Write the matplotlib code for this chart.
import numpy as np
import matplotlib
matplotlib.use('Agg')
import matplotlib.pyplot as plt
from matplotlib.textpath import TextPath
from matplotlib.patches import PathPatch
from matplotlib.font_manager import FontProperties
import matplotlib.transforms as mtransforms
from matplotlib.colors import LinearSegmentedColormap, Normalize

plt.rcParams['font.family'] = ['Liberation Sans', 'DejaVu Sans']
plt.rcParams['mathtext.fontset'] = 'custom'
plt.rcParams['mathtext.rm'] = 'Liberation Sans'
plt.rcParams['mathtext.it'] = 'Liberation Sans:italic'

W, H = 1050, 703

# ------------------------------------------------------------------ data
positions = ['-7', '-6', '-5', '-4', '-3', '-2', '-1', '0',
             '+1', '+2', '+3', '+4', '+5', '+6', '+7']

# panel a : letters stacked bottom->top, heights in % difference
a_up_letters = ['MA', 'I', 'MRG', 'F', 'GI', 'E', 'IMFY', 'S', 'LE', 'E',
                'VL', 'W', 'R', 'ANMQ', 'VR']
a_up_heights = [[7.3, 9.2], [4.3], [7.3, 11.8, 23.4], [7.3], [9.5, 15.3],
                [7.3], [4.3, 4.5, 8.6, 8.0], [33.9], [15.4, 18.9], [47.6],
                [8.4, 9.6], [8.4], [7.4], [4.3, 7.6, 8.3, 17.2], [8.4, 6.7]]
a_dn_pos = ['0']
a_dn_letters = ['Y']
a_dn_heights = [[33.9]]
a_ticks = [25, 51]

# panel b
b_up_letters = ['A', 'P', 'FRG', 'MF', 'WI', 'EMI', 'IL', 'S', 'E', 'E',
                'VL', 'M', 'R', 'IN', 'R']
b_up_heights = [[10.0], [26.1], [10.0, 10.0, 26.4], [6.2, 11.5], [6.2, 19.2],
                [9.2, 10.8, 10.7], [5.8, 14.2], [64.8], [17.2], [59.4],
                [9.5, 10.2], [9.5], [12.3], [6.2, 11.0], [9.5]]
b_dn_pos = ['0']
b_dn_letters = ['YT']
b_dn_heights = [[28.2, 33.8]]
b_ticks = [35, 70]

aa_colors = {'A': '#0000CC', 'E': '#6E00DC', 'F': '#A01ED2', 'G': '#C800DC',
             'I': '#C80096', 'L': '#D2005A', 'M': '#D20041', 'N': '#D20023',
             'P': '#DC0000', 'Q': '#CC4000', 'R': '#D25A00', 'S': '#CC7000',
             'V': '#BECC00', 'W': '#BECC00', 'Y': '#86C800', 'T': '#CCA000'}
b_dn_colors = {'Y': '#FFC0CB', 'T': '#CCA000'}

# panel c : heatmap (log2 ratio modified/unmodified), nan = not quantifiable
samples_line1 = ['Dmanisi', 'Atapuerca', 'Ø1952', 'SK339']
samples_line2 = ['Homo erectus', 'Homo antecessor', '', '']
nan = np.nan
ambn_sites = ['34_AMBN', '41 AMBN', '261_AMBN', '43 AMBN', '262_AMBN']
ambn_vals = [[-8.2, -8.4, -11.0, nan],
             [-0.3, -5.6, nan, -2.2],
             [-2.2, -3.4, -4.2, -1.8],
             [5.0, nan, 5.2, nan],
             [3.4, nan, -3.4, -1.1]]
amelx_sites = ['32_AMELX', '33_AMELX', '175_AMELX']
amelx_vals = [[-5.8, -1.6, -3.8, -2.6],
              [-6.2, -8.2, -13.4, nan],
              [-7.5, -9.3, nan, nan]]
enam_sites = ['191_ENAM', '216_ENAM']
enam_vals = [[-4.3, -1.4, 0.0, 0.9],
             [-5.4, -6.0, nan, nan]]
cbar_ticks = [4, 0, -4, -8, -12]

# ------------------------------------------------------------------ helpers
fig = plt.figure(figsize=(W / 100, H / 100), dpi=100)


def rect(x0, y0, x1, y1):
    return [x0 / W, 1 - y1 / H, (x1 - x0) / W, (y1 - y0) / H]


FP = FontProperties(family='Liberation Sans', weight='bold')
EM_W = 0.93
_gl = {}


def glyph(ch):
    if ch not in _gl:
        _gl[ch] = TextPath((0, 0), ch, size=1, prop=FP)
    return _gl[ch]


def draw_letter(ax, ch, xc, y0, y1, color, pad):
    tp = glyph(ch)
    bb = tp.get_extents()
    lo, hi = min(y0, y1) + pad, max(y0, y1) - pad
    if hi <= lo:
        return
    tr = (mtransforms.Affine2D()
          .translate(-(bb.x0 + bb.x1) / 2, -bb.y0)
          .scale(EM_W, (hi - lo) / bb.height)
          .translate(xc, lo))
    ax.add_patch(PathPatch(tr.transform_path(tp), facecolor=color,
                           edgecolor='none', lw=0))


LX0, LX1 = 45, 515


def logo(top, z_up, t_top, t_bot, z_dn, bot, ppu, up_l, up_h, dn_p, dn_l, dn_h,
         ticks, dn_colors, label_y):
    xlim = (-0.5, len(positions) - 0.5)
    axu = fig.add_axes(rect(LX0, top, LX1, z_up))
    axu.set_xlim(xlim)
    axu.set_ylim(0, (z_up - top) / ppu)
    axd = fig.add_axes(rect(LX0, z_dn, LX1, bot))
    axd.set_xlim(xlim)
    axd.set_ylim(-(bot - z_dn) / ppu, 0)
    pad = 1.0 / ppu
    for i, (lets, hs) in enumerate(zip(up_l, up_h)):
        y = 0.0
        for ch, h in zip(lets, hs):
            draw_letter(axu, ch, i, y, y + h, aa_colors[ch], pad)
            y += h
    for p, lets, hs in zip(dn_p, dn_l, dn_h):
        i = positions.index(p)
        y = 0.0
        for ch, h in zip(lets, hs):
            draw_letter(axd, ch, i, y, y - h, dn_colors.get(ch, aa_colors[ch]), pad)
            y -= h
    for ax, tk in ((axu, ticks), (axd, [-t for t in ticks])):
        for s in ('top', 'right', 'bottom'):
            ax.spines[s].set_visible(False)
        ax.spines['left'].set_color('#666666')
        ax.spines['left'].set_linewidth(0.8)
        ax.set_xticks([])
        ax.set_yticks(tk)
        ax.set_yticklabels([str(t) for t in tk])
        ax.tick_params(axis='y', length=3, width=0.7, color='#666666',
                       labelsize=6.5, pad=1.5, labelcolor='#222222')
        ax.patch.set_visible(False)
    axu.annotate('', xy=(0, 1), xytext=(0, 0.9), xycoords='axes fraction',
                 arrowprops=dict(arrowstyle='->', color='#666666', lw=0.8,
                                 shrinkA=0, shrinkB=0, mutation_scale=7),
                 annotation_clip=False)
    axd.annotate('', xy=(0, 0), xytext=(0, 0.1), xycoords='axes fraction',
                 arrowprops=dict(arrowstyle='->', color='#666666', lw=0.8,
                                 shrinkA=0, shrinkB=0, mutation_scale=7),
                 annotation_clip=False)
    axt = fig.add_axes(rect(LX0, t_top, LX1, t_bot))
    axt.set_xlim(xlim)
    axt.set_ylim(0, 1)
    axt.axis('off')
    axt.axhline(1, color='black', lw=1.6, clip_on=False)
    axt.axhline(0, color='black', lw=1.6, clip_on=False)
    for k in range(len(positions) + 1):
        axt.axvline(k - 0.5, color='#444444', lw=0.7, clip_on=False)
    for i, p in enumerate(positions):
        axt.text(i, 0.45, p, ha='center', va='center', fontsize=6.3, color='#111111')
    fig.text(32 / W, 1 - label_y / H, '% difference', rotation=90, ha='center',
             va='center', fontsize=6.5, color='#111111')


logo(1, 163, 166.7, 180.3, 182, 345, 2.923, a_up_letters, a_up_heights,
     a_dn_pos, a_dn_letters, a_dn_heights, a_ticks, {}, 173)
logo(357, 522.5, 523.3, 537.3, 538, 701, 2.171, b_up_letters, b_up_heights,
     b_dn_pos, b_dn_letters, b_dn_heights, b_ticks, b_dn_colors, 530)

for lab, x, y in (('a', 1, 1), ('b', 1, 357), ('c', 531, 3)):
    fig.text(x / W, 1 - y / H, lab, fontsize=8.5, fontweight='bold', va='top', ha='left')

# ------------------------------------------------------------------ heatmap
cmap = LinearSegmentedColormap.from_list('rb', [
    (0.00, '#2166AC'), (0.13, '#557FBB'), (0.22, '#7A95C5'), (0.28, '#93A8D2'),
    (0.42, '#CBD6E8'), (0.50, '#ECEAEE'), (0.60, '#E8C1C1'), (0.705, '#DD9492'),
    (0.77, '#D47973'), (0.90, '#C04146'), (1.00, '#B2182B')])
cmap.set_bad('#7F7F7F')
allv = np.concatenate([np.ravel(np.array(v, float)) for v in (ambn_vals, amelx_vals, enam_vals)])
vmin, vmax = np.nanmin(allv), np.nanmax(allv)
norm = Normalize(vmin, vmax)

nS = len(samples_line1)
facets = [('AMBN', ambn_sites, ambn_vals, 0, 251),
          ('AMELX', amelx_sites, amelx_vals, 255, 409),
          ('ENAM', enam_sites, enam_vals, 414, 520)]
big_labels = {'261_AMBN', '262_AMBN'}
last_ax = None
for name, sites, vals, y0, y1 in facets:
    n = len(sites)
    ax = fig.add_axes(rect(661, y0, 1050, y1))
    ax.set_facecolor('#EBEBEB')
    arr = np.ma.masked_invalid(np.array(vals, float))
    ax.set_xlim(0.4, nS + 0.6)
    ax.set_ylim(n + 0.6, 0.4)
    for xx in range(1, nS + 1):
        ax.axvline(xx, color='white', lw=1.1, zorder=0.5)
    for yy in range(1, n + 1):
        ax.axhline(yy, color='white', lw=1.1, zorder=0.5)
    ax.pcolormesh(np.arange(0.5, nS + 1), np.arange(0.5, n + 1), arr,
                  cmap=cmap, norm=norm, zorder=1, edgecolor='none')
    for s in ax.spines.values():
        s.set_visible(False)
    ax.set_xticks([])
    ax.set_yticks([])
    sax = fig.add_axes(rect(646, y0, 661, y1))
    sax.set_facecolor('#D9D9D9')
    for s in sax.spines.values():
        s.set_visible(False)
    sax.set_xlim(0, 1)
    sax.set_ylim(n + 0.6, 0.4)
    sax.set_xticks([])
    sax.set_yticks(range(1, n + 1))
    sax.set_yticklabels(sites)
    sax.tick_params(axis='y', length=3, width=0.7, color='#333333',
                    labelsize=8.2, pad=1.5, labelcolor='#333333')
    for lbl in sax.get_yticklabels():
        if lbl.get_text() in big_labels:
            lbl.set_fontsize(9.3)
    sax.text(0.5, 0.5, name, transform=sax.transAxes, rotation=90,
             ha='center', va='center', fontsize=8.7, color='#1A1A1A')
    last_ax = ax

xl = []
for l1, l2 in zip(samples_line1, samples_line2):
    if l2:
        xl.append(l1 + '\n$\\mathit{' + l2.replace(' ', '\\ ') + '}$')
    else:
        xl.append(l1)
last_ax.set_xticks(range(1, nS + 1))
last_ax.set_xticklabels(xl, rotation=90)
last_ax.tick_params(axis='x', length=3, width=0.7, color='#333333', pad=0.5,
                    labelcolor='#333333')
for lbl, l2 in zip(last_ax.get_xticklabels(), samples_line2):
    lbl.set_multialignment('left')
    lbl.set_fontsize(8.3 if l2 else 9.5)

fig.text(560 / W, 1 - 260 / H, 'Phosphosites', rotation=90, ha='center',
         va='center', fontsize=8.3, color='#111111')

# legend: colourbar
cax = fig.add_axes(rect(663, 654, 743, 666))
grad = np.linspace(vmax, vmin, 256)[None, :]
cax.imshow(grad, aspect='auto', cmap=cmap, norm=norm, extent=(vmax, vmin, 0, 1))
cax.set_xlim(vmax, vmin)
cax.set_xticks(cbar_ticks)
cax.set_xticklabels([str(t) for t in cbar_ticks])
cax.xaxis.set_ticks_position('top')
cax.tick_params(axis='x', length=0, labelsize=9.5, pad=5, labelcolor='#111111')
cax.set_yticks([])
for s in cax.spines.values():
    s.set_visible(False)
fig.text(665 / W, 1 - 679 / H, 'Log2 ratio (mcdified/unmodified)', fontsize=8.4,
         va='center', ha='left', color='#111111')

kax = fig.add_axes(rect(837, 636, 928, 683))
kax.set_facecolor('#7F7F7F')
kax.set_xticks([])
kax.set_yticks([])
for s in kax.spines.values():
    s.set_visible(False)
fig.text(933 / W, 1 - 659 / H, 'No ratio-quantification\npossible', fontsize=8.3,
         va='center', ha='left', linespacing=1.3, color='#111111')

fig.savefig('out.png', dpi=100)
--
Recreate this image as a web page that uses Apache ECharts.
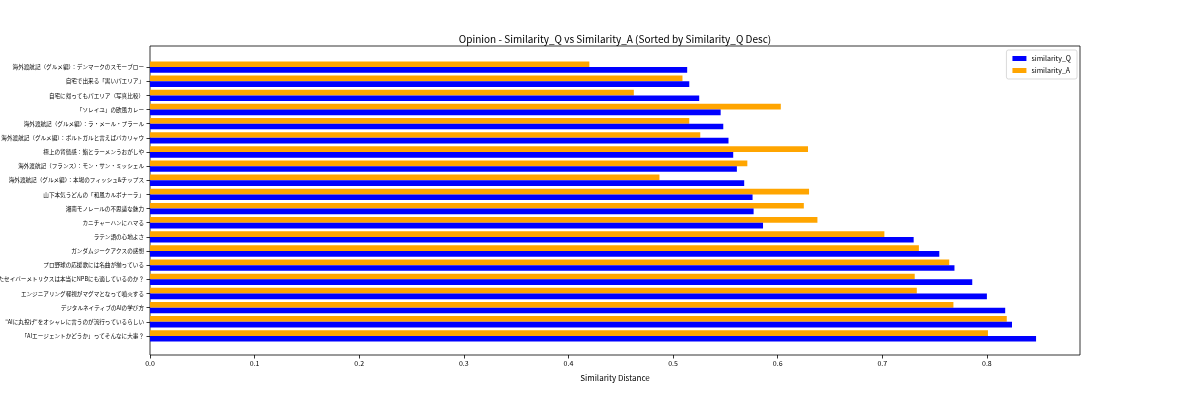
...
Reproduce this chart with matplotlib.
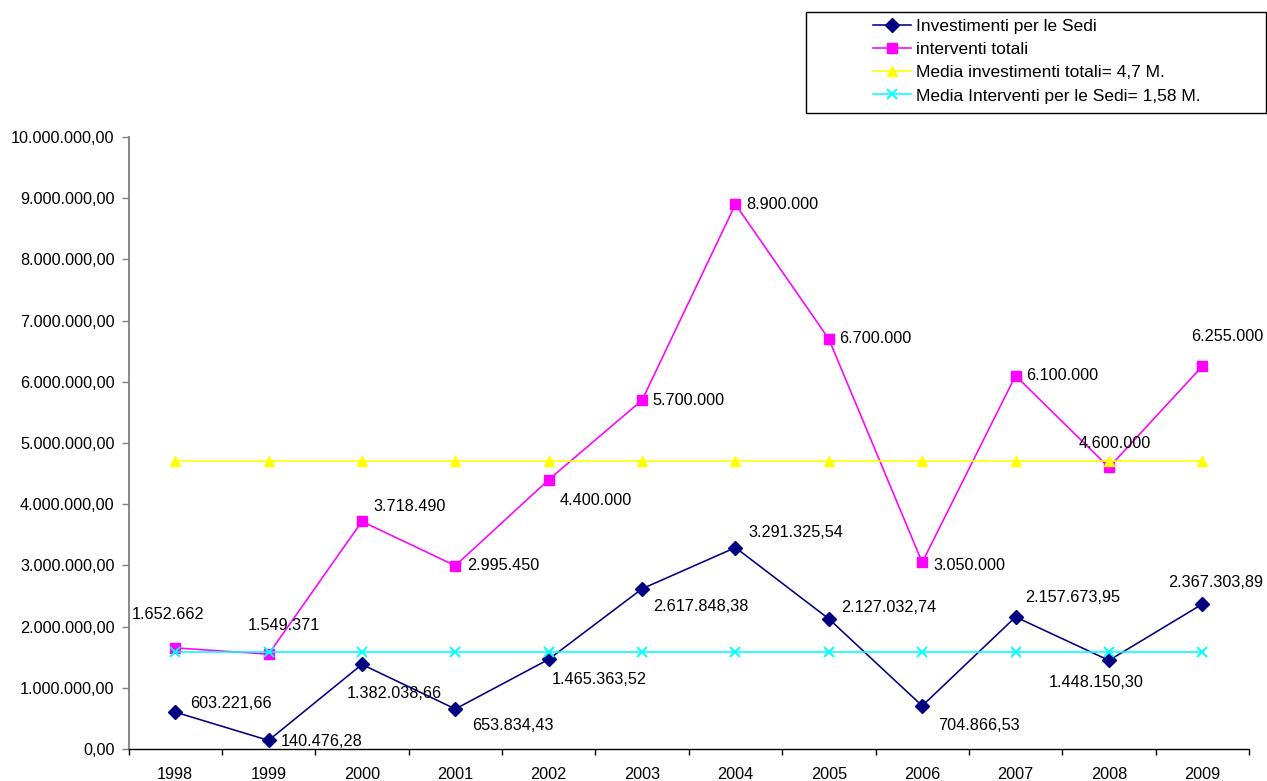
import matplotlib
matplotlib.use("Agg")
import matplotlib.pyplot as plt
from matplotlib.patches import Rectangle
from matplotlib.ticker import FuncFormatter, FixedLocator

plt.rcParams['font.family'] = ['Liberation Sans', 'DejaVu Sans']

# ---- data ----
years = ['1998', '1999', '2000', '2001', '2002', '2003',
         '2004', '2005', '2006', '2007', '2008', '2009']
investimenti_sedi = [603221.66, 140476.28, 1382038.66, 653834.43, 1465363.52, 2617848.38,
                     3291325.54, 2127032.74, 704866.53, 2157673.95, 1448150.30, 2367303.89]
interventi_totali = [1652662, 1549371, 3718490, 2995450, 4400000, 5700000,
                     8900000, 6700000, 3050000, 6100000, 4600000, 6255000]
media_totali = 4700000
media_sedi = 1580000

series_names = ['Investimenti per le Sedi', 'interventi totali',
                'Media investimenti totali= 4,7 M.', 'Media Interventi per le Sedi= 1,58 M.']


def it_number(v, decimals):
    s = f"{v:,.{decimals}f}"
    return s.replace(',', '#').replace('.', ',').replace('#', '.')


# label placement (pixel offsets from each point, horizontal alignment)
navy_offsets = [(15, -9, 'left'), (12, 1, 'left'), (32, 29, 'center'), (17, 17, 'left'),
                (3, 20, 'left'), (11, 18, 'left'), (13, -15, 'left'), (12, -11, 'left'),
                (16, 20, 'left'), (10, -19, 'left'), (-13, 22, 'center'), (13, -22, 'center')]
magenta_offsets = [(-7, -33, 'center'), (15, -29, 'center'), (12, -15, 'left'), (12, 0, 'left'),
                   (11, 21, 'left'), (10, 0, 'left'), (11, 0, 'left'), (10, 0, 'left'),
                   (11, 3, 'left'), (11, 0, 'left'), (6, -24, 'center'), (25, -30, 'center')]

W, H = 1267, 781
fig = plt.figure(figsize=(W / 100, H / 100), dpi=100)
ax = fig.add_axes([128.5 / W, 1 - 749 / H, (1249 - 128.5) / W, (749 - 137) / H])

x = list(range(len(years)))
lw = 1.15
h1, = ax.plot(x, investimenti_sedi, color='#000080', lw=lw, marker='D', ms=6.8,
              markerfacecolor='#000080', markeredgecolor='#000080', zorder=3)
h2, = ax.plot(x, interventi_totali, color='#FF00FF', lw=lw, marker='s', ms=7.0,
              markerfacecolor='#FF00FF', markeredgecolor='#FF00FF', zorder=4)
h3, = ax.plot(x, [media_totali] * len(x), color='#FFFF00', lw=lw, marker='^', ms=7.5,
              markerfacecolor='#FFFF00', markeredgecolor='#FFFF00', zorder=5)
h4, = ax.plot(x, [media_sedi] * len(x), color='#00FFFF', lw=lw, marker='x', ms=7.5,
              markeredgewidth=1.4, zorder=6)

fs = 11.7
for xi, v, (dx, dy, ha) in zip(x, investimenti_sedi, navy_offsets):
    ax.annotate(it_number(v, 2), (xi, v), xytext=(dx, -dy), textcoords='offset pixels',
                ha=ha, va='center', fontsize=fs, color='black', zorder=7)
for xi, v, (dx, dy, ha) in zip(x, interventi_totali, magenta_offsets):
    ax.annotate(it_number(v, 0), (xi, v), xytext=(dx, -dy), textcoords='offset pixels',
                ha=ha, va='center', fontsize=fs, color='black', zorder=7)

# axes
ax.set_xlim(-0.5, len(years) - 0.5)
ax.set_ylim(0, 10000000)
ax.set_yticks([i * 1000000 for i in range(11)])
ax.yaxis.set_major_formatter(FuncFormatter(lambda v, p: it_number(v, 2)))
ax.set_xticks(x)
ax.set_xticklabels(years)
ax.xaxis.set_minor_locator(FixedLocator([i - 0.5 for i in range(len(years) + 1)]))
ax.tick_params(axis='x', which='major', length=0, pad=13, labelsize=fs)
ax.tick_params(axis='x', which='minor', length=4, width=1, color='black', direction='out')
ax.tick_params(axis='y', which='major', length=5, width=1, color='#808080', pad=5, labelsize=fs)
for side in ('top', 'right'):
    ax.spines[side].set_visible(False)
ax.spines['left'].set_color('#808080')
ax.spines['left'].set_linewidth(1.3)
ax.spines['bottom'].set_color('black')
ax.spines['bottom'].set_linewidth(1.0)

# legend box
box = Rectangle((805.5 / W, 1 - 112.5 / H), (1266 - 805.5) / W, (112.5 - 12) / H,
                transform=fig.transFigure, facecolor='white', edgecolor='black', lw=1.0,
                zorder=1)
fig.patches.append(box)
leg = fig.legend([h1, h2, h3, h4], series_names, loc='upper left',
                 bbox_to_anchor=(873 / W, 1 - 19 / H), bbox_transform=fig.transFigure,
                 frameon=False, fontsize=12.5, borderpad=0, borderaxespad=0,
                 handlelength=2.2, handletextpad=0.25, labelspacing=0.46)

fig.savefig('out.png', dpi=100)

* Problem details *
Begin at the line containing "Write the matplotlib code for this chart.", end at the line containing "from matplotlib.colors import", and reproduce every line in that range exactly, both ends included.

* Correct answer *
Write the matplotlib code for this chart.
import numpy as np
import matplotlib
matplotlib.use('Agg')
import matplotlib.pyplot as plt
from matplotlib.textpath import TextPath
from matplotlib.patches import PathPatch
from matplotlib.font_manager import FontProperties
import matplotlib.transforms as mtransforms
from matplotlib.colors import LinearSegmentedColormap, Normalize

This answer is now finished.